Saturday, May 20, 2006

Bye Bye Bay


I'm sure I'm not alone in being absolutely ecstatic about the news there has been an uprising in the Guantanomo Bay torture camp.

The Times reports that "The camp commander, Rear Admiral Harry Harris, said that the prisoner was only pretending to hang himself to lure the guards into the room. “The detainees had slickened the floor of their block with faeces, urine and soapy water in an attempt to trick the guards,” he said. “They then assaulted the guards with broken light fixtures, fan blades and bits of metal.” here

There have been repeated suicides, hunger strikes and more minor acts of resisitance - but to my knowledge this is the first time there has been a well planned and executed mini-uprising in circumstances where organsiation must be nigh on impossible.

The UN has stated that this camp must be closed down. It's latest report states "The state party should cease to detain any person at Guantanamo Bay and close the detention facility," and repeated assurances from the US government that everything they are doing falls within US law (is indefinate detention mentioned in the statute books?) is hardly reasuuring, particularly when we consider the state of those prisons on the mainland. It's a standing joke about the brutality and inhumanity of the prison system that you can see in any number of US films and TV shows so accepted and uncontroversial is the barbarism of the US penal system.

Anyway, why do we have to take their word for this? Because they have repeatedly refused to allow independent inspectors to enter and verify what the hell is going on. It's not as if the UN will stop the US disappearing those it wishes to subject to unrestrained questioning - and it can't prevent the indefinate detention of these inmates either, no matter what they find out.

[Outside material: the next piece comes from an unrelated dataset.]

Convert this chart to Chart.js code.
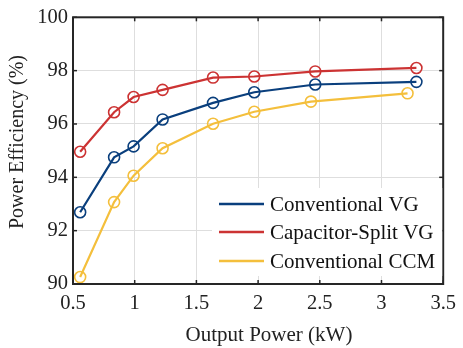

The Independent states that "The report demands the outlawing of other notorious practices including "water boarding" and "short shackling", as well as the use of dogs to terrify detainees. Water boarding is a technique in which a subject is made to think he is drowning. Short shackling involves shackling a detainee to a hook in the floor to limit movement. The US routinely denies the use of torture, but Mr Bush himself has left no doubt that for him the priority is protecting national security, whatever that takes."
here

Fact is these men are being given no options, no recourse to judicial process, no hope of ever being treated like a human being again. It's small, even doomed, acts of resistance like this that allow these people to reclaim some self respect - making your own choices in the most desperate of circumstances is what seperates those who still have life left in them to those who are dead before they've died.